#### WORK TO DO:
Skip the pictures. Transcribe the rest of the data below without changing a word.

#### DATA EXCERPT:
##############################

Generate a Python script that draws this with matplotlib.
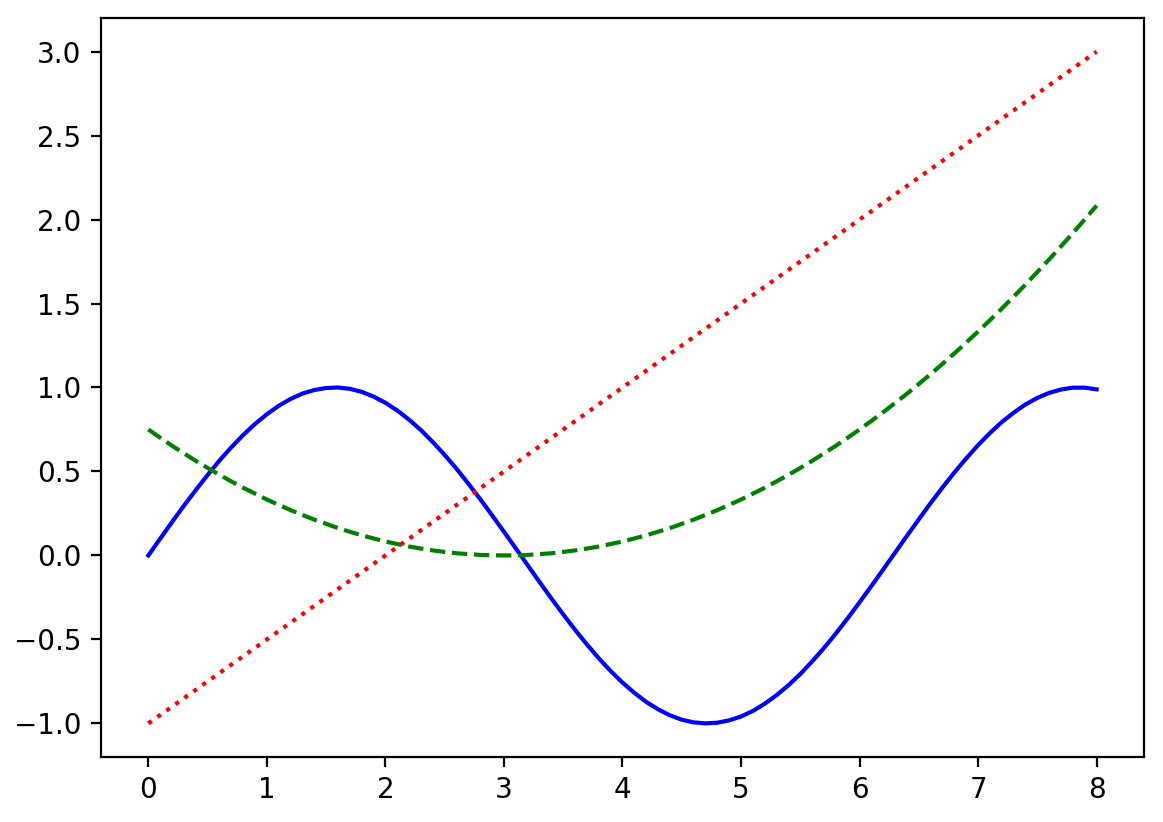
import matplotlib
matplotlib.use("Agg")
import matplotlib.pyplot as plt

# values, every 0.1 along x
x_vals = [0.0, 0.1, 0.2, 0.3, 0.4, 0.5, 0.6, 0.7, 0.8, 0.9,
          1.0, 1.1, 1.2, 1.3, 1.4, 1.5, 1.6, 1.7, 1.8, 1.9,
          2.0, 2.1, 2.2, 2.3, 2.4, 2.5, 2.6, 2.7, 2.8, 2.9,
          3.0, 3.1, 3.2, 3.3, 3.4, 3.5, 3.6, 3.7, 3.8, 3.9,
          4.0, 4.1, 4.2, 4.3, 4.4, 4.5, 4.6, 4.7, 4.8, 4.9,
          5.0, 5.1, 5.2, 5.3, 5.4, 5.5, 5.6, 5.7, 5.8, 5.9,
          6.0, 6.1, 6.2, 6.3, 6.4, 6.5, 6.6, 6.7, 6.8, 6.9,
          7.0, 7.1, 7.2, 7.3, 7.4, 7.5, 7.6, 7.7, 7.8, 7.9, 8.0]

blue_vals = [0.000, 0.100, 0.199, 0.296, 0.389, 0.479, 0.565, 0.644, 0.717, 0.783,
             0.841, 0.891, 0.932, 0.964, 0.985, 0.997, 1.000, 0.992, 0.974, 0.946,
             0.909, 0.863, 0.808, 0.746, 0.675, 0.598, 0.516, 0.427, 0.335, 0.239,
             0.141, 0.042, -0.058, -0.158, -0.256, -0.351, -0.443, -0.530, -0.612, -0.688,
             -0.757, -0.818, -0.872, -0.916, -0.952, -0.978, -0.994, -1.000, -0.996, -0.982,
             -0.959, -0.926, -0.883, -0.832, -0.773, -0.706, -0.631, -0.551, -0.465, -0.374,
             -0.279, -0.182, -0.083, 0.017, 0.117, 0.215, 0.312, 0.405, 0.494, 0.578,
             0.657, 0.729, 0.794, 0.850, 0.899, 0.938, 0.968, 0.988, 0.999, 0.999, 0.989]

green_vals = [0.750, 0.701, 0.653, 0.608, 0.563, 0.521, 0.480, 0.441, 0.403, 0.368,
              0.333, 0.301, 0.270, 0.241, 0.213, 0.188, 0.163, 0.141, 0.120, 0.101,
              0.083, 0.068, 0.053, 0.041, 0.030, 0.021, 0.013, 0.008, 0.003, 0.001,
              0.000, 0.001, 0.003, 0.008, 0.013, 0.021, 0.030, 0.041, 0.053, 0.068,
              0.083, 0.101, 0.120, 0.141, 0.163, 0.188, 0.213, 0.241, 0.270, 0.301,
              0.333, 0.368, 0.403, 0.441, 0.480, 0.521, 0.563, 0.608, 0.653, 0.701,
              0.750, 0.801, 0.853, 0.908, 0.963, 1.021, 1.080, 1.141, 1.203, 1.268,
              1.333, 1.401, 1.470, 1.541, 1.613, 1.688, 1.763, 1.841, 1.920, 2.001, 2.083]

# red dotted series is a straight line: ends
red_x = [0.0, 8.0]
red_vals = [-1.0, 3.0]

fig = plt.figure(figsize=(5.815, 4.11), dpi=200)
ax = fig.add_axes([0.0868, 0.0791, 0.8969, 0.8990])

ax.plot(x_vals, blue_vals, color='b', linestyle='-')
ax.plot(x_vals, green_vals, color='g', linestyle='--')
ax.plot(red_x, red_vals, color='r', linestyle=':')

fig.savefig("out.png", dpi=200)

##############################

#### OUTPUT:
Generate a Python script that draws this with matplotlib.
import matplotlib
matplotlib.use("Agg")
import matplotlib.pyplot as plt

# values, every 0.1 along x
x_vals = [0.0, 0.1, 0.2, 0.3, 0.4, 0.5, 0.6, 0.7, 0.8, 0.9,
          1.0, 1.1, 1.2, 1.3, 1.4, 1.5, 1.6, 1.7, 1.8, 1.9,
          2.0, 2.1, 2.2, 2.3, 2.4, 2.5, 2.6, 2.7, 2.8, 2.9,
          3.0, 3.1, 3.2, 3.3, 3.4, 3.5, 3.6, 3.7, 3.8, 3.9,
          4.0, 4.1, 4.2, 4.3, 4.4, 4.5, 4.6, 4.7, 4.8, 4.9,
          5.0, 5.1, 5.2, 5.3, 5.4, 5.5, 5.6, 5.7, 5.8, 5.9,
          6.0, 6.1, 6.2, 6.3, 6.4, 6.5, 6.6, 6.7, 6.8, 6.9,
          7.0, 7.1, 7.2, 7.3, 7.4, 7.5, 7.6, 7.7, 7.8, 7.9, 8.0]

blue_vals = [0.000, 0.100, 0.199, 0.296, 0.389, 0.479, 0.565, 0.644, 0.717, 0.783,
             0.841, 0.891, 0.932, 0.964, 0.985, 0.997, 1.000, 0.992, 0.974, 0.946,
             0.909, 0.863, 0.808, 0.746, 0.675, 0.598, 0.516, 0.427, 0.335, 0.239,
             0.141, 0.042, -0.058, -0.158, -0.256, -0.351, -0.443, -0.530, -0.612, -0.688,
             -0.757, -0.818, -0.872, -0.916, -0.952, -0.978, -0.994, -1.000, -0.996, -0.982,
             -0.959, -0.926, -0.883, -0.832, -0.773, -0.706, -0.631, -0.551, -0.465, -0.374,
             -0.279, -0.182, -0.083, 0.017, 0.117, 0.215, 0.312, 0.405, 0.494, 0.578,
             0.657, 0.729, 0.794, 0.850, 0.899, 0.938, 0.968, 0.988, 0.999, 0.999, 0.989]

green_vals = [0.750, 0.701, 0.653, 0.608, 0.563, 0.521, 0.480, 0.441, 0.403, 0.368,
              0.333, 0.301, 0.270, 0.241, 0.213, 0.188, 0.163, 0.141, 0.120, 0.101,
              0.083, 0.068, 0.053, 0.041, 0.030, 0.021, 0.013, 0.008, 0.003, 0.001,
              0.000, 0.001, 0.003, 0.008, 0.013, 0.021, 0.030, 0.041, 0.053, 0.068,
              0.083, 0.101, 0.120, 0.141, 0.163, 0.188, 0.213, 0.241, 0.270, 0.301,
              0.333, 0.368, 0.403, 0.441, 0.480, 0.521, 0.563, 0.608, 0.653, 0.701,
              0.750, 0.801, 0.853, 0.908, 0.963, 1.021, 1.080, 1.141, 1.203, 1.268,
              1.333, 1.401, 1.470, 1.541, 1.613, 1.688, 1.763, 1.841, 1.920, 2.001, 2.083]

# red dotted series is a straight line: ends
red_x = [0.0, 8.0]
red_vals = [-1.0, 3.0]

fig = plt.figure(figsize=(5.815, 4.11), dpi=200)
ax = fig.add_axes([0.0868, 0.0791, 0.8969, 0.8990])

ax.plot(x_vals, blue_vals, color='b', linestyle='-')
ax.plot(x_vals, green_vals, color='g', linestyle='--')
ax.plot(red_x, red_vals, color='r', linestyle=':')

fig.savefig("out.png", dpi=200)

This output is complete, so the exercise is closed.